River tourism waiting to be realised by authorities
Big strides are being taken to turn the Waikato River into the centre of tourists’ attention.
The second stage of Hamilton’s $4.9 million Victoria on the River development begins in April, funds have been committed to river facilities and momentum is building across the sector.
Cultural tourism is key to tourism, too, and with the river provides a unique offering, said Tainui Waka Tourism Inc secretariat officer Craig Muntz.
‘‘The industry acknowledges there is a need for new product to anchor visitation in the region,’’ Muntz said.
‘‘The river provides the point of difference as our iconic geological feature that runs through the heart of the region.’’
Muntz is developing the Waikato River Festival, which kicked off at the source of the Waikato River at the Tongariro National Park.
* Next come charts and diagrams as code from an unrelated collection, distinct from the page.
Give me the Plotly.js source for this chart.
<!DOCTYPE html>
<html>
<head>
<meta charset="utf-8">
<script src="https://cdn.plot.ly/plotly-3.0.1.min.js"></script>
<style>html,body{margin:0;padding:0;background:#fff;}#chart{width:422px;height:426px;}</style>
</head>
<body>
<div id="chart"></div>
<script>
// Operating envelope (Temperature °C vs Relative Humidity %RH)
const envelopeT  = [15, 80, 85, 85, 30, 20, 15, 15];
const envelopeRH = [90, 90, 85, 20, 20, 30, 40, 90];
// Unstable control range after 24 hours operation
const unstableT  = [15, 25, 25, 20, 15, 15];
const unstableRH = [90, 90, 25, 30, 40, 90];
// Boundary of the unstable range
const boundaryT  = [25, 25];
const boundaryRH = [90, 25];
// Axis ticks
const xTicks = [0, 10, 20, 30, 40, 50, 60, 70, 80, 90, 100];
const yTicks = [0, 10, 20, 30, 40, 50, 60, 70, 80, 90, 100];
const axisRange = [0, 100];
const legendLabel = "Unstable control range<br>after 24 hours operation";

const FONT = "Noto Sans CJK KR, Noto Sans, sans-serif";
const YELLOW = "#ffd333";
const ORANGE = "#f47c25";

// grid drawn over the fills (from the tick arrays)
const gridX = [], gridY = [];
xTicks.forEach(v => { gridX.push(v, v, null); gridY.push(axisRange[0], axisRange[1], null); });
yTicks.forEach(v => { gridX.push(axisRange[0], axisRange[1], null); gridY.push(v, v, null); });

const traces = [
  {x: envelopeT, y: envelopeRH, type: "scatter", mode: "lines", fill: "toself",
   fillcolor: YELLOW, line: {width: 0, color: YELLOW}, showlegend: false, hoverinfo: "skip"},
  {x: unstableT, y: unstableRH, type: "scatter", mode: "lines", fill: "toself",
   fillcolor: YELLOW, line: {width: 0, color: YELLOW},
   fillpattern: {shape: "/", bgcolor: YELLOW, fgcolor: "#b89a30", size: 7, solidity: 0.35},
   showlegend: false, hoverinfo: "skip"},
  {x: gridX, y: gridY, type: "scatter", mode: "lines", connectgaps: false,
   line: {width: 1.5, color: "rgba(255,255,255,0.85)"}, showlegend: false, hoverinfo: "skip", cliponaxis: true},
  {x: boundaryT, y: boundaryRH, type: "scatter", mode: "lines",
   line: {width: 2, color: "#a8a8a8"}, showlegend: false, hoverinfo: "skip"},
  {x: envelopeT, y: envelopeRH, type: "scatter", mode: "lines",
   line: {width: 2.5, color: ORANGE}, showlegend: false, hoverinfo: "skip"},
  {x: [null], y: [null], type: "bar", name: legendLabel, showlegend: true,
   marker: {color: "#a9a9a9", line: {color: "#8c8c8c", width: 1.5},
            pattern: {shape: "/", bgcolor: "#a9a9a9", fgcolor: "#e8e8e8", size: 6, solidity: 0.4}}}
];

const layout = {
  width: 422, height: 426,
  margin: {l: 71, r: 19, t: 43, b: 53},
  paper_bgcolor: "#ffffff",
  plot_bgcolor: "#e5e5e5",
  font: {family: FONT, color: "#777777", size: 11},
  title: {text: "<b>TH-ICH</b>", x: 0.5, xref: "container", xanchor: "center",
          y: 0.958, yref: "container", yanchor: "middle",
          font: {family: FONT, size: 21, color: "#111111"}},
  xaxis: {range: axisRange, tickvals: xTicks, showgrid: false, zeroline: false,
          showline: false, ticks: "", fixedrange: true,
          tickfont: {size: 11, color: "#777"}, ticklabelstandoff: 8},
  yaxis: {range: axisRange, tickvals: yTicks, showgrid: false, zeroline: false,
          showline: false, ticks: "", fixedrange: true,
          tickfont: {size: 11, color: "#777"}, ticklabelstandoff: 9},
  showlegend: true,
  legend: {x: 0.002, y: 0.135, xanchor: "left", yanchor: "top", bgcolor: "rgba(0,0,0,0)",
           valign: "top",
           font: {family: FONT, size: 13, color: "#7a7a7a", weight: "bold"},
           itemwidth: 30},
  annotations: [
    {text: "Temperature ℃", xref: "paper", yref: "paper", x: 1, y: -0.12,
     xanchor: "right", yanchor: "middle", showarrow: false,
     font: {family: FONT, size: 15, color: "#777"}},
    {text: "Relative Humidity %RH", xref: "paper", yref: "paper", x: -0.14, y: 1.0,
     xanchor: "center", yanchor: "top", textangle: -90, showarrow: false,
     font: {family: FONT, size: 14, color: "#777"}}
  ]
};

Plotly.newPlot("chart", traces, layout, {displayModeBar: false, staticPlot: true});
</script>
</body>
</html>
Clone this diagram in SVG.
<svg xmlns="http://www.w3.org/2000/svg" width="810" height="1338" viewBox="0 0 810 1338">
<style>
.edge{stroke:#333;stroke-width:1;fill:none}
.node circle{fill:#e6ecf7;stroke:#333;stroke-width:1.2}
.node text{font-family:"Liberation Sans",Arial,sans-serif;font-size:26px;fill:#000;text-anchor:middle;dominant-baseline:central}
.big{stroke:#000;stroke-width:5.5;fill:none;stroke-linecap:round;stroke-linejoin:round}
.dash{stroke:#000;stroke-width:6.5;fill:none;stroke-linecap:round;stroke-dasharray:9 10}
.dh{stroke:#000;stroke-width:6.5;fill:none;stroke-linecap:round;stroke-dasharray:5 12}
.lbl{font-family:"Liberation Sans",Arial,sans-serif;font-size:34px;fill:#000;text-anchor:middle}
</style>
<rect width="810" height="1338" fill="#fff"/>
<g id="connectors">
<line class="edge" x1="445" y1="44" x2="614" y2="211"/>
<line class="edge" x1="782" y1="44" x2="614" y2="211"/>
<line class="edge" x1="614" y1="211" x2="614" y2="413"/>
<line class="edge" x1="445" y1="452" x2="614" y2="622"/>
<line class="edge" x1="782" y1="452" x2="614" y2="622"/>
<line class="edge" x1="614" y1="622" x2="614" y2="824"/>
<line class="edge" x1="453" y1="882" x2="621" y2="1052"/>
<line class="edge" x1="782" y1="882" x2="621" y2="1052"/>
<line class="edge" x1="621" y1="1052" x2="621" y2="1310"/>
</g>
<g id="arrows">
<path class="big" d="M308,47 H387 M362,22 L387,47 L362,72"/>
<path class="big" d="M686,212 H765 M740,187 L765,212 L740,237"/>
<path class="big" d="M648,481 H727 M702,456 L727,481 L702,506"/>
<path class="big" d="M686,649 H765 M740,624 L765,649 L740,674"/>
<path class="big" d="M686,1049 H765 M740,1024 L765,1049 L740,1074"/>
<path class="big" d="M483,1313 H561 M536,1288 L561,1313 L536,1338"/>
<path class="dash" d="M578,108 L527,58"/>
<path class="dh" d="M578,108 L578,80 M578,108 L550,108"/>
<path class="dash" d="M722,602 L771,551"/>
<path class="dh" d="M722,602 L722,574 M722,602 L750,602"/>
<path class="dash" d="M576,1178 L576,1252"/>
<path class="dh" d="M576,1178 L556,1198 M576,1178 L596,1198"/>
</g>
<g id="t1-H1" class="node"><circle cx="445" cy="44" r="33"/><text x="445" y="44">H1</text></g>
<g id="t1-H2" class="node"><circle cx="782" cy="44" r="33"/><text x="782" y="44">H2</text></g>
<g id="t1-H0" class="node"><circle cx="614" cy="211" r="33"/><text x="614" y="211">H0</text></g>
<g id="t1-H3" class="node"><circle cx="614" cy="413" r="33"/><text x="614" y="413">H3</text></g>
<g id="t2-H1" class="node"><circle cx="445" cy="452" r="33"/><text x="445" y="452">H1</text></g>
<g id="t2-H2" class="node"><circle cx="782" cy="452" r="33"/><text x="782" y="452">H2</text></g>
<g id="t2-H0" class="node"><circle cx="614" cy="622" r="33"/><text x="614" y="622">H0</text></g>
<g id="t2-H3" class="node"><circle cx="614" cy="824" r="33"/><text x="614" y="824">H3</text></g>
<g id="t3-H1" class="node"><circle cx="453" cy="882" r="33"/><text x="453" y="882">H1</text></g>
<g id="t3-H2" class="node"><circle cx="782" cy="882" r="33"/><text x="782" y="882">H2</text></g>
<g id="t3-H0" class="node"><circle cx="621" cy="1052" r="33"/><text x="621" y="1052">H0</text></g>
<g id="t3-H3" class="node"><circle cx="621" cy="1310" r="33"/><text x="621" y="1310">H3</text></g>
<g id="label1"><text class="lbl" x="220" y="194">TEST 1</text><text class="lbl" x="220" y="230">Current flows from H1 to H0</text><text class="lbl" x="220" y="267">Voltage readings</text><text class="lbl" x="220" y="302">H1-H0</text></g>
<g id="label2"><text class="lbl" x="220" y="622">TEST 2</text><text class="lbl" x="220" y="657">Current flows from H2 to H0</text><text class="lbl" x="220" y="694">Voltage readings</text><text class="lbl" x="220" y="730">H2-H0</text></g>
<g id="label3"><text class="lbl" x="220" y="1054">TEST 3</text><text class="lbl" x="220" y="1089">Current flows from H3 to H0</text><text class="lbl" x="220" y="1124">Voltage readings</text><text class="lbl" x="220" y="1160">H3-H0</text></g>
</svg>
The festival will recognise the 425-kilometre river system as a single body of water and aims to develop more attractions along the river.
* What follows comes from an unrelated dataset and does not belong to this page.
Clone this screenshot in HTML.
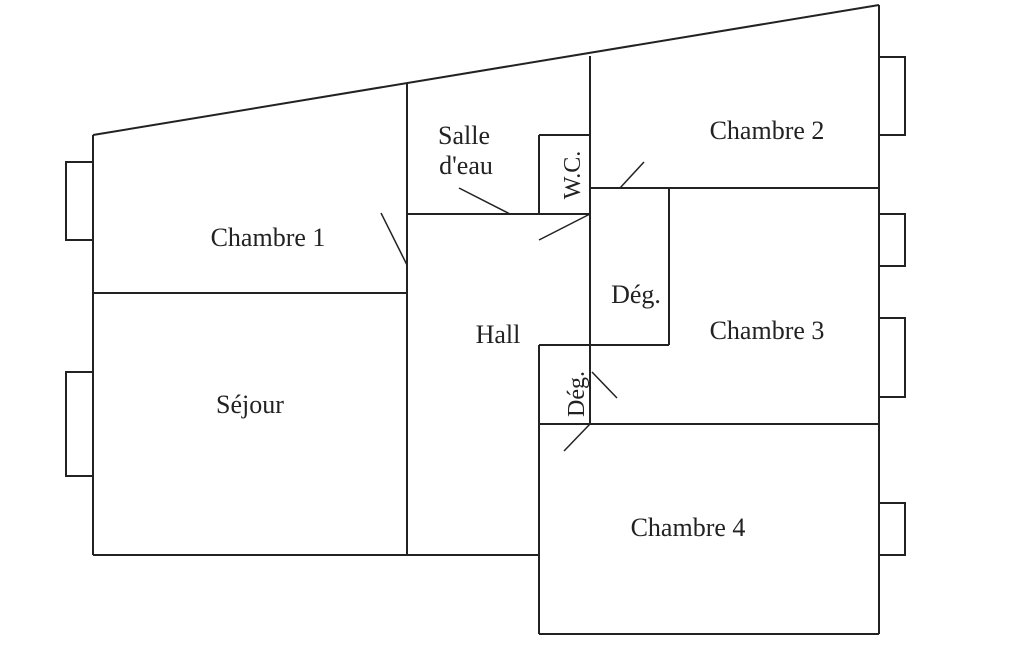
<!DOCTYPE html>
<html><head><style>
html,body{margin:0;padding:0;background:#fff;}
svg{display:block;}
text{font-family:"Liberation Serif",serif;font-size:26px;fill:#222;}
</style></head><body>
<svg width="1025" height="650" viewBox="0 0 1025 650" xmlns="http://www.w3.org/2000/svg">
<g stroke="#222" stroke-width="2" fill="none">
<line x1="93" y1="135" x2="879" y2="5"/>
<line x1="879" y1="5" x2="879" y2="634"/>
<line x1="93" y1="135" x2="93" y2="555"/>
<line x1="93" y1="555" x2="539" y2="555"/>
<line x1="539" y1="345" x2="539" y2="634"/>
<line x1="539" y1="634" x2="879" y2="634"/>
<line x1="93" y1="293" x2="407" y2="293"/>
<line x1="407" y1="83" x2="407" y2="555"/>
<line x1="407" y1="214" x2="590" y2="214"/>
<line x1="539" y1="135" x2="539" y2="214"/>
<line x1="539" y1="135" x2="590" y2="135"/>
<line x1="590" y1="56" x2="590" y2="424"/>
<line x1="590" y1="188" x2="879" y2="188"/>
<line x1="669" y1="188" x2="669" y2="345"/>
<line x1="539" y1="345" x2="669" y2="345"/>
<line x1="539" y1="424" x2="879" y2="424"/>
<polyline points="879,57 905,57 905,135 879,135"/>
<polyline points="879,214 905,214 905,266 879,266"/>
<polyline points="879,318 905,318 905,397 879,397"/>
<polyline points="879,503 905,503 905,555 879,555"/>
<polyline points="93,162 66,162 66,240 93,240"/>
<polyline points="93,372 66,372 66,476 93,476"/>
<g stroke-width="1.5">
<line x1="381" y1="213" x2="407" y2="265"/>
<line x1="459" y1="188" x2="510" y2="214"/>
<line x1="539" y1="240" x2="590" y2="214"/>
<line x1="620" y1="188" x2="644" y2="162"/>
<line x1="592" y1="372" x2="617" y2="398"/>
<line x1="564" y1="451" x2="590" y2="424"/>
</g>
</g>
<text x="268" y="246" text-anchor="middle">Chambre 1</text>
<text x="464" y="144" text-anchor="middle">Salle</text>
<text x="466" y="174" text-anchor="middle">d'eau</text>
<text x="767" y="139" text-anchor="middle">Chambre 2</text>
<text x="636" y="303" text-anchor="middle">Dég.</text>
<text x="498" y="343" text-anchor="middle">Hall</text>
<text x="767" y="339" text-anchor="middle">Chambre 3</text>
<text x="250" y="413" text-anchor="middle">Séjour</text>
<text x="688" y="536" text-anchor="middle">Chambre 4</text>
<text transform="translate(580,175) rotate(-90)" text-anchor="middle" style="font-size:24px">W.C.</text>
<text transform="translate(584,394) rotate(-90)" text-anchor="middle" style="font-size:24px">Dég.</text>
</svg>
</body></html>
Several independent events are attached to the festival, which runs in the month of March.
They include the Haka Maori Arts and Cultural event at Hamilton Gardens, the Tupuna Awa exhibition by renowned Waikato artist Fred Graham during Maadi Cup week at Karapiro Domain, and the promotion of significant cultural sites on the river.
’’The vision is that between the source and the sea, we will develop a wide range of activities that reflect different stakeholder groups in the river, be that environmental, educational, cultural, recreational, or economic and share our stories with the world.’’
Waikato is the fifth-largest tourism region in the country by value at $1.39 billion in revenue and it’s under utilised, said Hamilton and Waikato Tourism chief executive Jason Dawson.
‘‘There is lots of physical activity on the river, but when we talk product in tourism, we talk about commissionable product - things that we can actually book, pay for and experience and get some value out of it,’’ Dawson said.
Council is providing a kickstart to funding, but Dawson said a community-based, mixedfunding model is the most effective way to get operations started.
‘‘If we had more product around the river, obviously more hotel accommodation, which the city is looking closely at, then that could potentially try to increase the yield of tourism even more in Hamilton and the wider Waikato.’’
Waikato River Explorer managing director and skipper Darren Mills said the potential of the river is huge. But with 6000 tourists waiting to come through the Hamilton city each day to tour the river, ‘‘potential’’ might also be the biggest problem.